Categories: Astronomy and Astrophysics

Do All Stars Live in Galaxies? The Surprising Truth About Intergalactic Stars

Do All Stars Live in Galaxies? The Surprising Truth About Intergalactic Stars

Do all stars live in galaxies?

The common assumption is that stars exist inside galaxies, where gas clouds, dust, and gravity provide the conditions necessary for star formation. Galaxies are vast assemblies of stars, stellar remnants, gas, dust, dark matter, and hot plasma that together create the environments in which stars are born and evolve. In this sense, most stars we study—whether in spiral arms or elliptical halos—are indeed bound to galaxies.

How stars form inside galaxies

Stars begin their lives in **giant molecular clouds** within galaxies. These cold, dense regions collapse under gravity, forming protostars that grow by accreting gas. The process is influenced by galactic dynamics: spiral density waves compress gas, interactions with nearby stars, and feedback from young stars can trigger or regulate star formation. Over time, the newborn stars settle into the galactic disk, bulge, or halo, depending on their origin and dynamical history. While most stars stay gravitationally tied to their host galaxy, the tapestry of orbits—circular, elliptical, or hyperbolic—means some wander far from the galactic center.

Are there stars outside galaxies?

Yes, but such stars are the exception rather than the norm. A few distinct scenarios explain how stars can end up outside their galactic homes:

  • Rogue or free-floating stars: These are stars that have been ejected from their birth clusters or galaxies, often due to gravitational interactions with other stars or with central massive black holes. Some rogue stars achieve speeds high enough to escape the gravitational pull of their host galaxy, entering intergalactic space. These stars are extremely hard to spot individually, but they exist as a small, albeit scientifically meaningful, population.
  • Hypervelocity stars: A subset of rogue stars accelerated to very high speeds by gravitational slingshot effects of supermassive black holes or strong interactions in dense stellar environments. Many remain bound to their galaxy, but some can travel into intergalactic space if their velocities overcome the galaxy’s escape velocity.
  • Intracluster stars: In dense galaxy clusters (like the Virgo or Coma clusters), many stars are not bound to any single galaxy. They drift in the intracluster medium, torn from their parent galaxies during gravitational interactions, tidal stripping, or galaxy mergers. These stars contribute to a faint glow known as intracluster light, illuminating the space between galaxies within the cluster.

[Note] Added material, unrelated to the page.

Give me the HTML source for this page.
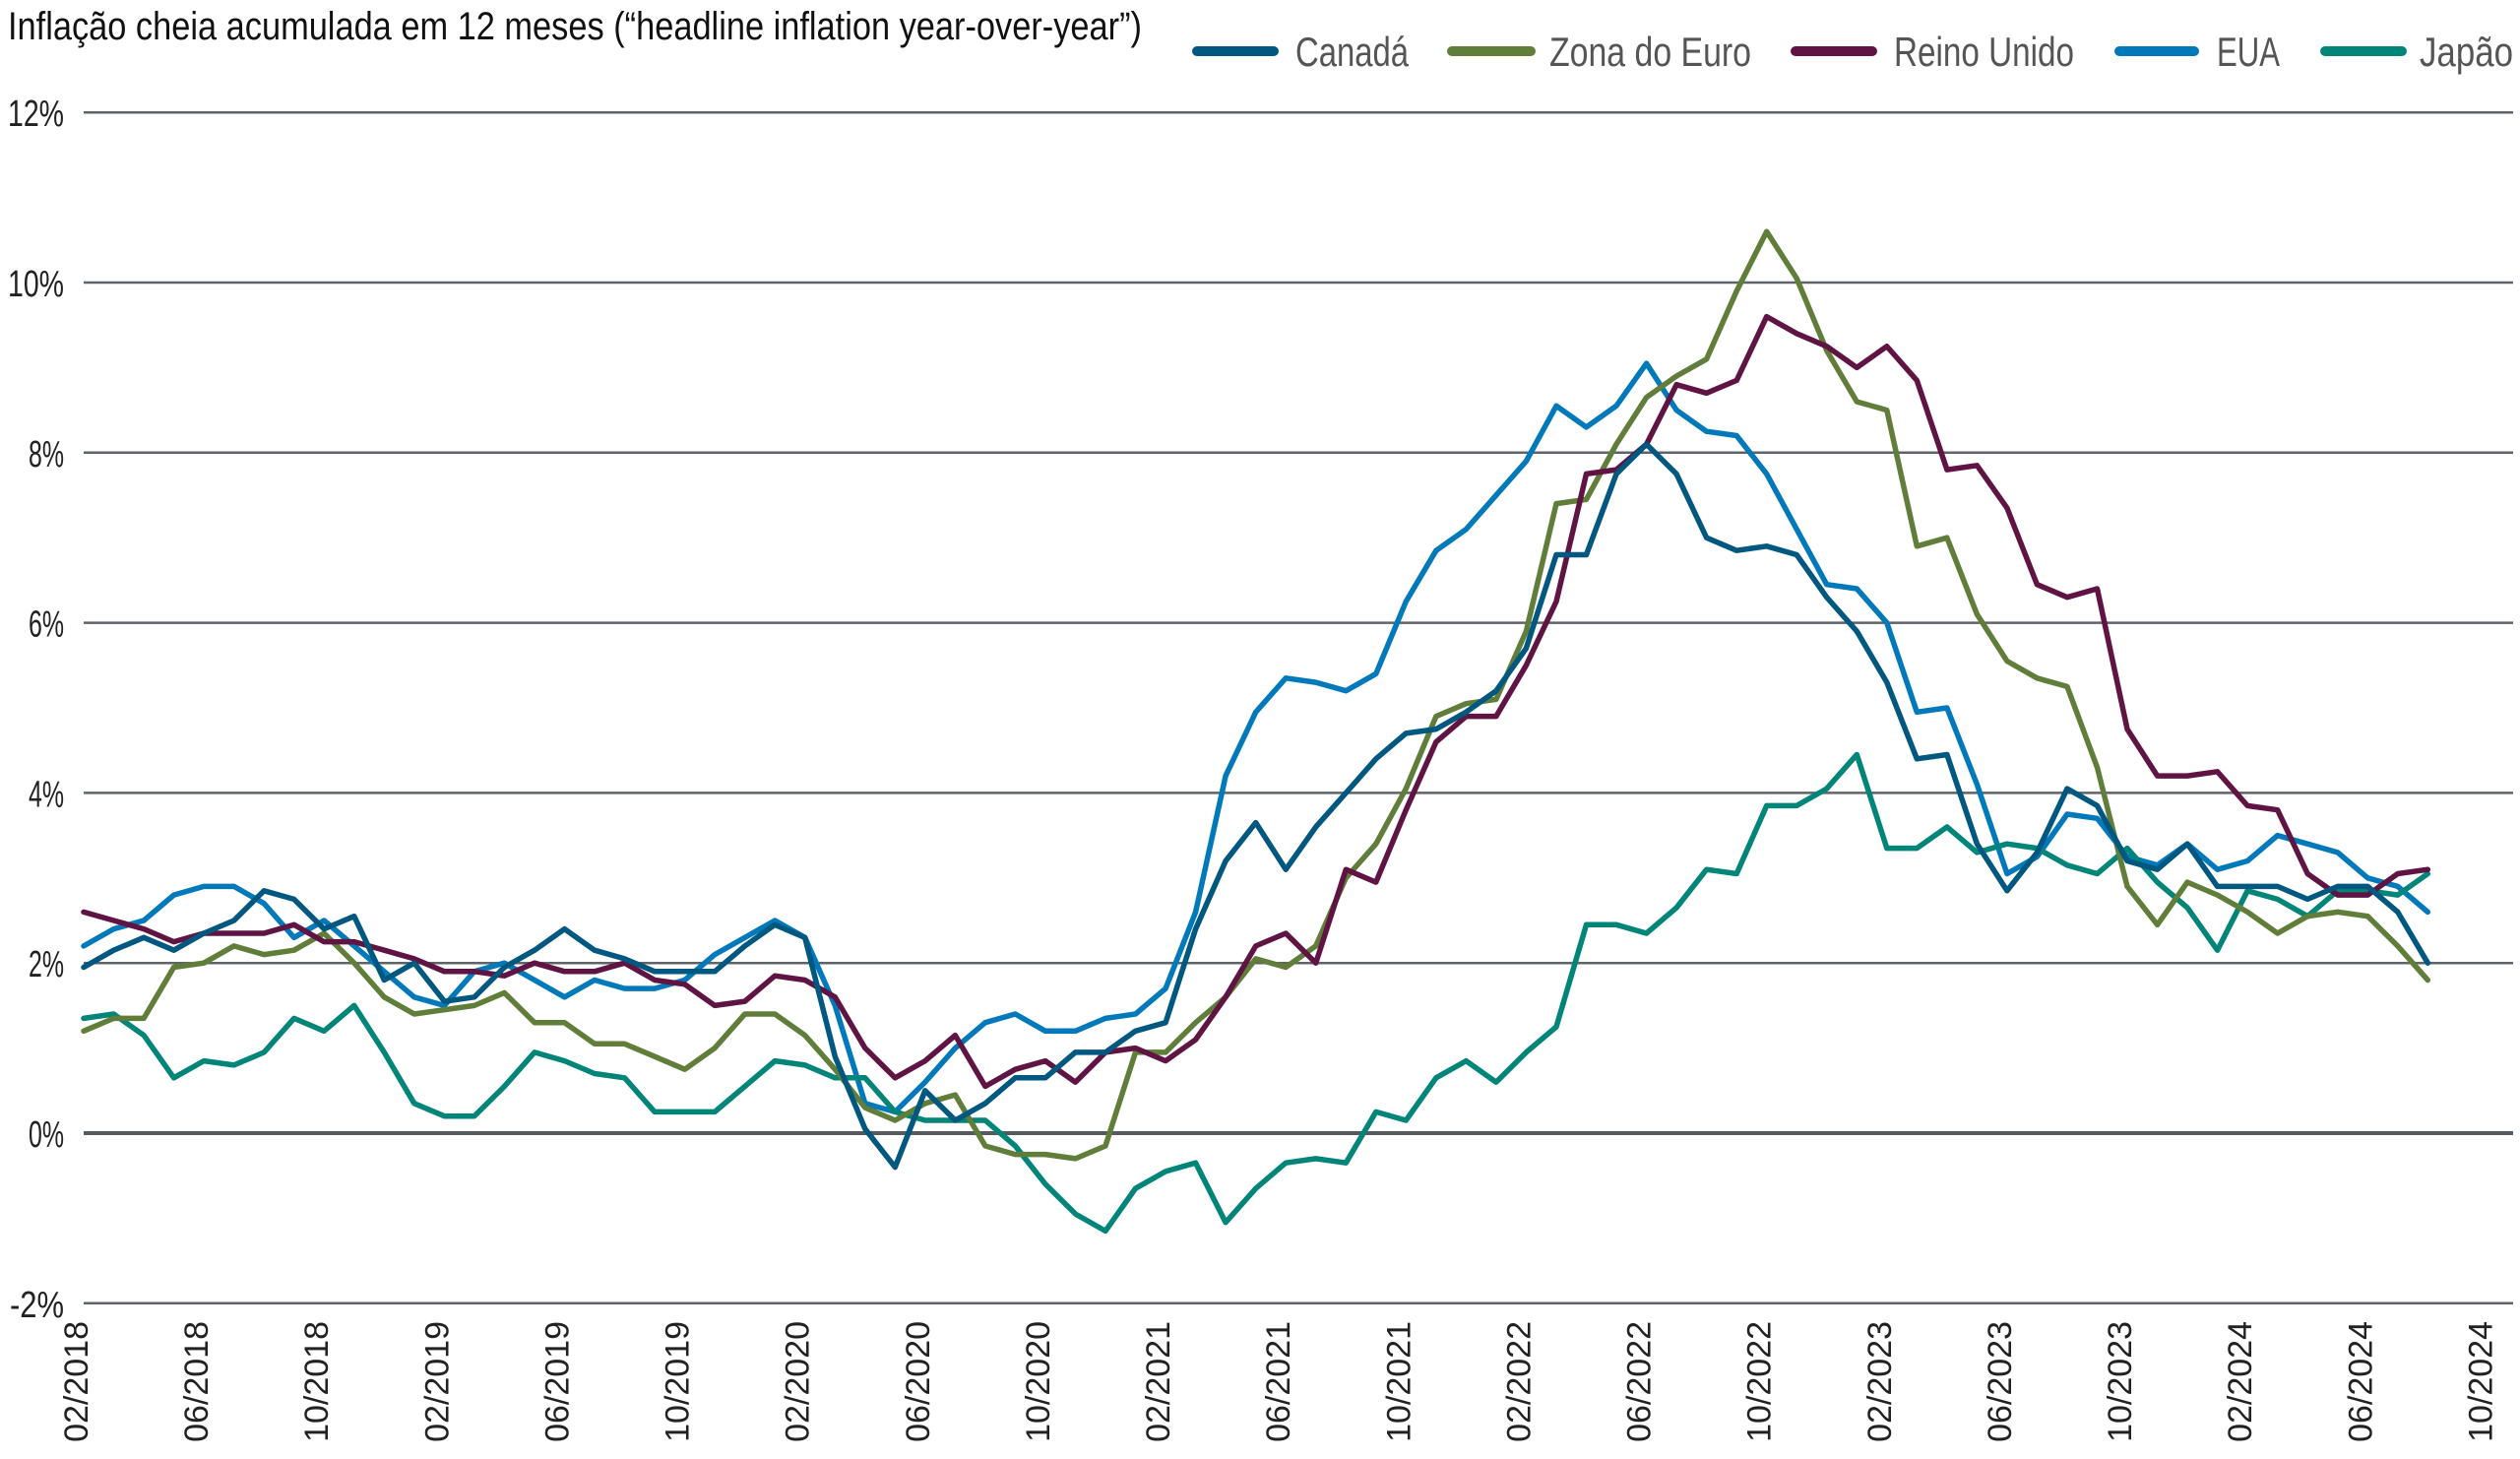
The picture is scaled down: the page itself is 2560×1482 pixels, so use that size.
<!DOCTYPE html>
<html><head><meta charset="utf-8"><style>
html,body{margin:0;padding:0;background:#fff;}
svg{display:block;}
text{font-family:"Liberation Sans Narrow","Liberation Sans",sans-serif;}
</style></head><body>
<svg id="c" width="2560" height="1482" viewBox="0 0 2560 1482" xmlns="http://www.w3.org/2000/svg">
<text x="8" y="40" font-size="40" fill="#111" textLength="1152" lengthAdjust="spacingAndGlyphs">Inflação cheia acumulada em 12 meses (“headline inflation year-over-year”)</text>
<g stroke-linecap="round" stroke-width="10">
<line x1="1216" y1="52" x2="1294" y2="52" stroke="#00577f"/>
<line x1="1475" y1="52" x2="1555" y2="52" stroke="#607e3a"/>
<line x1="1824" y1="52" x2="1902" y2="52" stroke="#601443"/>
<line x1="2153" y1="52" x2="2229" y2="52" stroke="#0079bb"/>
<line x1="2362" y1="52" x2="2440" y2="52" stroke="#008578"/>
</g>
<g font-size="42" fill="#555">
<text x="1316" y="67" textLength="115" lengthAdjust="spacingAndGlyphs">Canadá</text>
<text x="1574" y="67" textLength="205" lengthAdjust="spacingAndGlyphs">Zona do Euro</text>
<text x="1924" y="67" textLength="183" lengthAdjust="spacingAndGlyphs">Reino Unido</text>
<text x="2252" y="67" textLength="64" lengthAdjust="spacingAndGlyphs">EUA</text>
<text x="2458" y="67" textLength="95" lengthAdjust="spacingAndGlyphs">Japão</text>
</g>
<g id="grid"></g>
<g id="ylab" font-size="38" fill="#222"></g>
<g id="xlab" font-size="34" fill="#222" style="font-family:'Liberation Sans',sans-serif"></g>
<g id="series" fill="none" stroke-width="5.5" stroke-linejoin="round" stroke-linecap="round"></g>
</svg>
<script>
var NS="http://www.w3.org/2000/svg";
function el(p,t,a,tx){var e=document.createElementNS(NS,t);for(var k in a)e.setAttribute(k,a[k]);if(tx!==undefined)e.textContent=tx;document.getElementById(p).appendChild(e);return e;}
function Y(v){return 1151-v*86.4;}
function X(i){return 85+i*30.53;}
for(var v=-2;v<=12;v+=2){
  el("grid","line",{x1:85,x2:2553,y1:Y(v),y2:Y(v),stroke:v==0?"#555a60":"#5f636a","stroke-width":v==0?4:2.5});
  var s=v+"%", w=s.length==2?36:(v<0?55:57);
  el("ylab","text",{x:65-w,y:Y(v)+14,textLength:w,lengthAdjust:"spacingAndGlyphs"},s);
}
var lab=["02/2018","06/2018","10/2018","02/2019","06/2019","10/2019","02/2020","06/2020","10/2020","02/2021","06/2021","10/2021","02/2022","06/2022","10/2022","02/2023","06/2023","10/2023","02/2024","06/2024","10/2024"];
for(var k=0;k<lab.length;k++){
  var x=X(k*4)+4;
  el("xlab","text",{transform:"translate("+x+",1342) rotate(-90)","text-anchor":"end"},lab[k]);
}
var S={
"#0079bb":[2.2,2.4,2.5,2.8,2.9,2.9,2.7,2.3,2.5,2.2,1.9,1.6,1.5,1.9,2.0,1.8,1.6,1.8,1.7,1.7,1.8,2.1,2.3,2.5,2.3,1.5,0.35,0.25,0.6,1.0,1.3,1.4,1.2,1.2,1.35,1.4,1.7,2.6,4.2,4.95,5.35,5.3,5.2,5.4,6.25,6.85,7.1,7.5,7.9,8.55,8.3,8.55,9.05,8.5,8.25,8.2,7.75,7.1,6.45,6.4,6.0,4.95,5.0,4.1,3.05,3.25,3.75,3.7,3.25,3.15,3.4,3.1,3.2,3.5,3.4,3.3,3.0,2.9,2.6],
"#008578":[1.35,1.4,1.15,0.65,0.85,0.8,0.95,1.35,1.2,1.5,0.95,0.35,0.2,0.2,0.55,0.95,0.85,0.7,0.65,0.25,0.25,0.25,0.55,0.85,0.8,0.65,0.65,0.25,0.15,0.15,0.15,-0.15,-0.6,-0.95,-1.15,-0.65,-0.45,-0.35,-1.05,-0.65,-0.35,-0.3,-0.35,0.25,0.15,0.65,0.85,0.6,0.95,1.25,2.45,2.45,2.35,2.65,3.1,3.05,3.85,3.85,4.05,4.45,3.35,3.35,3.6,3.3,3.4,3.35,3.15,3.05,3.35,2.95,2.65,2.15,2.85,2.75,2.55,2.85,2.85,2.8,3.05],
"#607e3a":[1.2,1.35,1.35,1.95,2.0,2.2,2.1,2.15,2.35,2.0,1.6,1.4,1.45,1.5,1.65,1.3,1.3,1.05,1.05,0.9,0.75,1.0,1.4,1.4,1.15,0.75,0.3,0.15,0.35,0.45,-0.15,-0.25,-0.25,-0.3,-0.15,0.95,0.95,1.3,1.6,2.05,1.95,2.2,3.0,3.4,4.05,4.9,5.05,5.1,5.9,7.4,7.45,8.1,8.65,8.9,9.1,9.9,10.6,10.05,9.2,8.6,8.5,6.9,7.0,6.1,5.55,5.35,5.25,4.3,2.9,2.45,2.95,2.8,2.6,2.35,2.55,2.6,2.55,2.2,1.8],
"#601443":[2.6,2.5,2.4,2.25,2.35,2.35,2.35,2.45,2.25,2.25,2.15,2.05,1.9,1.9,1.85,2.0,1.9,1.9,2.0,1.8,1.75,1.5,1.55,1.85,1.8,1.6,1.0,0.65,0.85,1.15,0.55,0.75,0.85,0.6,0.95,1.0,0.85,1.1,1.6,2.2,2.35,2.0,3.1,2.95,3.8,4.6,4.9,4.9,5.5,6.25,7.75,7.8,8.1,8.8,8.7,8.85,9.6,9.4,9.25,9.0,9.25,8.85,7.8,7.85,7.35,6.45,6.3,6.4,4.75,4.2,4.2,4.25,3.85,3.8,3.05,2.8,2.8,3.05,3.1],
"#00577f":[1.95,2.15,2.3,2.15,2.35,2.5,2.85,2.75,2.4,2.55,1.8,2.0,1.55,1.6,1.95,2.15,2.4,2.15,2.05,1.9,1.9,1.9,2.2,2.45,2.3,0.9,0.05,-0.4,0.5,0.15,0.35,0.65,0.65,0.95,0.95,1.2,1.3,2.4,3.2,3.65,3.1,3.6,4.0,4.4,4.7,4.75,4.95,5.2,5.7,6.8,6.8,7.75,8.1,7.75,7.0,6.85,6.9,6.8,6.3,5.9,5.3,4.4,4.45,3.4,2.85,3.3,4.05,3.85,3.2,3.1,3.4,2.9,2.9,2.9,2.75,2.9,2.9,2.6,2.0]
};
for(var c in S){var d="";S[c].forEach(function(v,i){d+=(i?"L":"M")+X(i).toFixed(1)+","+Y(v).toFixed(1);});
el("series","path",{d:d,stroke:c});}
</script>
</body></html>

Detecting individual intergalactic stars is challenging, but astronomers study their presence indirectly through luminous tracers like planetary nebulae, supernova rates in the intracluster medium, and the diffuse light within clusters. The intracluster light evidence supports the idea that galaxies shed stars over cosmic time, enriching the space between them.

What this means for our understanding of galaxies

The existence of intergalactic stars doesn’t negate the central fact that the vast majority of star formation and stellar life cycles occur inside galaxies. Galaxies provide the necessary reservoirs of gas, the gravitational wells to bind stars, and the dynamic environments that shape stellar evolution. The rare intergalactic stars are valuable tracers of gravitational interactions, galaxy assembly, and the history of galaxy clusters. They also remind us that cosmic structures are interconnected; galaxies grow not only by drawing in gas from the intergalactic medium but also by exchanging stars and material through collisions and mergers.

Bottom line

Most stars are and remain inside galaxies, where star formation thrives. A small but detectable population of stars, including rogue, hypervelocity, and intracluster stars, drifts in intergalactic space or the spaces between galaxies in clusters. These intergalactic stars offer insight into the forces that sculpt galaxies and the long-term evolution of the universe.

Common questions

– Do rogue stars ever return to a galaxy? Some can be recaptured by gravitational interactions or cluster dynamics, but many continue to drift through intergalactic space for billions of years.

– How do scientists observe intergalactic stars? Indirect measurements, such as intracluster light and planetary nebulae counts, help map these lonely travelers.